WHAT YOU SHOULD DO: Word for word, transcribe the lines below and drop the pictures.

SUPPLIED MATERIAL:
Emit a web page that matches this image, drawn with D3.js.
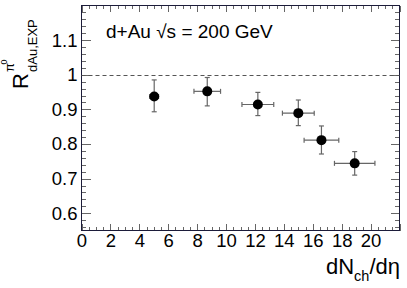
<!DOCTYPE html>
<html><head><meta charset="utf-8">
<script src="https://cdn.jsdelivr.net/npm/d3@7/dist/d3.min.js"></script>
<style>
body{margin:0;background:#fff}
svg{display:block}
text{font-family:"Liberation Sans",Arial,Helvetica,sans-serif;fill:#000}
</style></head>
<body><svg id="c" width="407" height="288"></svg>
<script>
// ---- data ----
const dNdEta   = [5.03, 8.7, 12.2, 15.0, 16.6, 18.9];
const dNdEtaErr= [0.3, 0.92, 1.1, 1.1, 1.2, 1.4];
const rdAu     = [0.937, 0.952, 0.914, 0.889, 0.811, 0.744];
const rdAuErrHi= [0.048, 0.040, 0.035, 0.038, 0.041, 0.034];
const rdAuErrLo= [0.044, 0.042, 0.032, 0.036, 0.040, 0.034];
const xTickLabels = [0,2,4,6,8,10,12,14,16,18,20];
const yTickLabels = [0.6,0.7,0.8,0.9,1,1.1];
const xDomain = [0,22], yDomain = [0.55,1.2];
const refLine = 1;
const labelText = "d+Au \u221As = 200 GeV";

const svg = d3.select("#c");
const L=81.5, R=399.5, T=5.5, B=230.5;
const x = d3.scaleLinear().domain(xDomain).range([L,R]);
const y = d3.scaleLinear().domain(yDomain).range([B,T]);

const xMinor = d3.range(0,22.001,0.5).filter(v=>Math.abs(v/2-Math.round(v/2))>1e-6);
const yMinor = d3.range(0.56,1.2,0.02).filter(v=>Math.abs(v*10-Math.round(v*10))>1e-6);
const xMajorAll = d3.range(0,22.001,2);
const yMajorAll = d3.range(0.6,1.2,0.1);

function styleAxis(g){
  g.select(".domain").remove();
  g.selectAll(".tick line").attr("stroke","#666").attr("shape-rendering","crispEdges");
  g.selectAll("text").attr("font-size","18.5px").attr("fill","#000");
}
// bottom
svg.append("g").attr("transform",`translate(0,${B})`)
  .call(d3.axisBottom(x).tickValues(xMinor).tickSize(-3.5).tickFormat("")).call(styleAxis);
svg.append("g").attr("transform",`translate(0,${B})`)
  .call(d3.axisBottom(x).tickValues(xMajorAll).tickSize(-6.5).tickPadding(3)
     .tickFormat(d=> xTickLabels.includes(d)? d3.format("d")(d):"")).call(styleAxis);
// top
svg.append("g").attr("transform",`translate(0,${T})`)
  .call(d3.axisTop(x).tickValues(xMinor).tickSize(-3.5).tickFormat("")).call(styleAxis);
svg.append("g").attr("transform",`translate(0,${T})`)
  .call(d3.axisTop(x).tickValues(xMajorAll).tickSize(-6.5).tickFormat("")).call(styleAxis);
// left
svg.append("g").attr("transform",`translate(${L},0)`)
  .call(d3.axisLeft(y).tickValues(yMinor).tickSize(-4.5).tickFormat("")).call(styleAxis);
svg.append("g").attr("transform",`translate(${L},0)`)
  .call(d3.axisLeft(y).tickValues(yMajorAll).tickSize(-9).tickPadding(4)
     .tickFormat(d=>{const m=yTickLabels.find(v=>Math.abs(v-d)<1e-6); return m===undefined?"":String(m);}))
  .call(styleAxis);
// right
svg.append("g").attr("transform",`translate(${R},0)`)
  .call(d3.axisRight(y).tickValues(yMinor).tickSize(-4.5).tickFormat("")).call(styleAxis);
svg.append("g").attr("transform",`translate(${R},0)`)
  .call(d3.axisRight(y).tickValues(yMajorAll).tickSize(-9).tickFormat("")).call(styleAxis);

// frame
svg.append("rect").attr("x",L).attr("y",T).attr("width",R-L).attr("height",B-T)
  .attr("fill","none").attr("stroke","#1c1c3a").attr("stroke-width",1);

// reference dashed line
svg.append("line").attr("x1",x(xDomain[0])).attr("x2",x(xDomain[1]))
  .attr("y1",Math.round(y(refLine))+0.5).attr("y2",Math.round(y(refLine))+0.5)
  .attr("stroke","#555").attr("stroke-dasharray","4,3").attr("stroke-width",1);

// error bars
const data = dNdEta.map((d,i)=>({x:d,xe:dNdEtaErr[i],y:rdAu[i],hi:rdAuErrHi[i],lo:rdAuErrLo[i]}));
const eb = svg.append("g").attr("stroke","#666").attr("stroke-width",1.2).attr("fill","none");
data.forEach(d=>{
  const cx=x(d.x), cy=y(d.y);
  eb.append("line").attr("x1",cx).attr("x2",cx).attr("y1",y(d.y+d.hi)).attr("y2",y(d.y-d.lo));
  eb.append("line").attr("x1",cx-2.5).attr("x2",cx+2.5).attr("y1",y(d.y+d.hi)).attr("y2",y(d.y+d.hi));
  eb.append("line").attr("x1",cx-2.5).attr("x2",cx+2.5).attr("y1",y(d.y-d.lo)).attr("y2",y(d.y-d.lo));
  eb.append("line").attr("x1",x(d.x-d.xe)).attr("x2",x(d.x+d.xe)).attr("y1",cy).attr("y2",cy);
  eb.append("line").attr("x1",x(d.x-d.xe)).attr("x2",x(d.x-d.xe)).attr("y1",cy-2.5).attr("y2",cy+2.5);
  eb.append("line").attr("x1",x(d.x+d.xe)).attr("x2",x(d.x+d.xe)).attr("y1",cy-2.5).attr("y2",cy+2.5);
});
svg.append("g").selectAll("circle").data(data).join("circle")
  .attr("cx",d=>x(d.x)).attr("cy",d=>y(d.y)).attr("r",5).attr("fill","#000");

// annotation
svg.append("text").attr("x",106).attr("y",38).attr("font-size","19px").text(labelText);

// x title
const xt = svg.append("text").attr("x",400).attr("y",274).attr("text-anchor","end").attr("font-size","22px");
xt.append("tspan").text("dN");
xt.append("tspan").attr("font-size","14.5px").attr("dy",7).text("ch");
xt.append("tspan").attr("dy",-7).text("/d\u03B7");

// y title
const yt = svg.append("g").attr("transform","translate(28,89) rotate(-90)");
yt.append("text").attr("x",0).attr("y",0).attr("font-size","22px").text("R");
yt.append("text").attr("x",17).attr("y",9).attr("font-size","13px").text("dAu,EXP");
yt.append("text").attr("x",17).attr("y",-14).attr("font-size","13px").text("\u03C0");
yt.append("text").attr("x",24.5).attr("y",-21).attr("font-size","9px").text("0");
</script></body></html>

SOLUTION:
Emit a web page that matches this image, drawn with D3.js.
<!DOCTYPE html>
<html><head><meta charset="utf-8">
<script src="https://cdn.jsdelivr.net/npm/d3@7/dist/d3.min.js"></script>
<style>
body{margin:0;background:#fff}
svg{display:block}
text{font-family:"Liberation Sans",Arial,Helvetica,sans-serif;fill:#000}
</style></head>
<body><svg id="c" width="407" height="288"></svg>
<script>
// ---- data ----
const dNdEta   = [5.03, 8.7, 12.2, 15.0, 16.6, 18.9];
const dNdEtaErr= [0.3, 0.92, 1.1, 1.1, 1.2, 1.4];
const rdAu     = [0.937, 0.952, 0.914, 0.889, 0.811, 0.744];
const rdAuErrHi= [0.048, 0.040, 0.035, 0.038, 0.041, 0.034];
const rdAuErrLo= [0.044, 0.042, 0.032, 0.036, 0.040, 0.034];
const xTickLabels = [0,2,4,6,8,10,12,14,16,18,20];
const yTickLabels = [0.6,0.7,0.8,0.9,1,1.1];
const xDomain = [0,22], yDomain = [0.55,1.2];
const refLine = 1;
const labelText = "d+Au \u221As = 200 GeV";

const svg = d3.select("#c");
const L=81.5, R=399.5, T=5.5, B=230.5;
const x = d3.scaleLinear().domain(xDomain).range([L,R]);
const y = d3.scaleLinear().domain(yDomain).range([B,T]);

const xMinor = d3.range(0,22.001,0.5).filter(v=>Math.abs(v/2-Math.round(v/2))>1e-6);
const yMinor = d3.range(0.56,1.2,0.02).filter(v=>Math.abs(v*10-Math.round(v*10))>1e-6);
const xMajorAll = d3.range(0,22.001,2);
const yMajorAll = d3.range(0.6,1.2,0.1);

function styleAxis(g){
  g.select(".domain").remove();
  g.selectAll(".tick line").attr("stroke","#666").attr("shape-rendering","crispEdges");
  g.selectAll("text").attr("font-size","18.5px").attr("fill","#000");
}
// bottom
svg.append("g").attr("transform",`translate(0,${B})`)
  .call(d3.axisBottom(x).tickValues(xMinor).tickSize(-3.5).tickFormat("")).call(styleAxis);
svg.append("g").attr("transform",`translate(0,${B})`)
  .call(d3.axisBottom(x).tickValues(xMajorAll).tickSize(-6.5).tickPadding(3)
     .tickFormat(d=> xTickLabels.includes(d)? d3.format("d")(d):"")).call(styleAxis);
// top
svg.append("g").attr("transform",`translate(0,${T})`)
  .call(d3.axisTop(x).tickValues(xMinor).tickSize(-3.5).tickFormat("")).call(styleAxis);
svg.append("g").attr("transform",`translate(0,${T})`)
  .call(d3.axisTop(x).tickValues(xMajorAll).tickSize(-6.5).tickFormat("")).call(styleAxis);
// left
svg.append("g").attr("transform",`translate(${L},0)`)
  .call(d3.axisLeft(y).tickValues(yMinor).tickSize(-4.5).tickFormat("")).call(styleAxis);
svg.append("g").attr("transform",`translate(${L},0)`)
  .call(d3.axisLeft(y).tickValues(yMajorAll).tickSize(-9).tickPadding(4)
     .tickFormat(d=>{const m=yTickLabels.find(v=>Math.abs(v-d)<1e-6); return m===undefined?"":String(m);}))
  .call(styleAxis);
// right
svg.append("g").attr("transform",`translate(${R},0)`)
  .call(d3.axisRight(y).tickValues(yMinor).tickSize(-4.5).tickFormat("")).call(styleAxis);
svg.append("g").attr("transform",`translate(${R},0)`)
  .call(d3.axisRight(y).tickValues(yMajorAll).tickSize(-9).tickFormat("")).call(styleAxis);

// frame
svg.append("rect").attr("x",L).attr("y",T).attr("width",R-L).attr("height",B-T)
  .attr("fill","none").attr("stroke","#1c1c3a").attr("stroke-width",1);

// reference dashed line
svg.append("line").attr("x1",x(xDomain[0])).attr("x2",x(xDomain[1]))
  .attr("y1",Math.round(y(refLine))+0.5).attr("y2",Math.round(y(refLine))+0.5)
  .attr("stroke","#555").attr("stroke-dasharray","4,3").attr("stroke-width",1);

// error bars
const data = dNdEta.map((d,i)=>({x:d,xe:dNdEtaErr[i],y:rdAu[i],hi:rdAuErrHi[i],lo:rdAuErrLo[i]}));
const eb = svg.append("g").attr("stroke","#666").attr("stroke-width",1.2).attr("fill","none");
data.forEach(d=>{
  const cx=x(d.x), cy=y(d.y);
  eb.append("line").attr("x1",cx).attr("x2",cx).attr("y1",y(d.y+d.hi)).attr("y2",y(d.y-d.lo));
  eb.append("line").attr("x1",cx-2.5).attr("x2",cx+2.5).attr("y1",y(d.y+d.hi)).attr("y2",y(d.y+d.hi));
  eb.append("line").attr("x1",cx-2.5).attr("x2",cx+2.5).attr("y1",y(d.y-d.lo)).attr("y2",y(d.y-d.lo));
  eb.append("line").attr("x1",x(d.x-d.xe)).attr("x2",x(d.x+d.xe)).attr("y1",cy).attr("y2",cy);
  eb.append("line").attr("x1",x(d.x-d.xe)).attr("x2",x(d.x-d.xe)).attr("y1",cy-2.5).attr("y2",cy+2.5);
  eb.append("line").attr("x1",x(d.x+d.xe)).attr("x2",x(d.x+d.xe)).attr("y1",cy-2.5).attr("y2",cy+2.5);
});
svg.append("g").selectAll("circle").data(data).join("circle")
  .attr("cx",d=>x(d.x)).attr("cy",d=>y(d.y)).attr("r",5).attr("fill","#000");

// annotation
svg.append("text").attr("x",106).attr("y",38).attr("font-size","19px").text(labelText);

// x title
const xt = svg.append("text").attr("x",400).attr("y",274).attr("text-anchor","end").attr("font-size","22px");
xt.append("tspan").text("dN");
xt.append("tspan").attr("font-size","14.5px").attr("dy",7).text("ch");
xt.append("tspan").attr("dy",-7).text("/d\u03B7");

// y title
const yt = svg.append("g").attr("transform","translate(28,89) rotate(-90)");
yt.append("text").attr("x",0).attr("y",0).attr("font-size","22px").text("R");
yt.append("text").attr("x",17).attr("y",9).attr("font-size","13px").text("dAu,EXP");
yt.append("text").attr("x",17).attr("y",-14).attr("font-size","13px").text("\u03C0");
yt.append("text").attr("x",24.5).attr("y",-21).attr("font-size","9px").text("0");
</script></body></html>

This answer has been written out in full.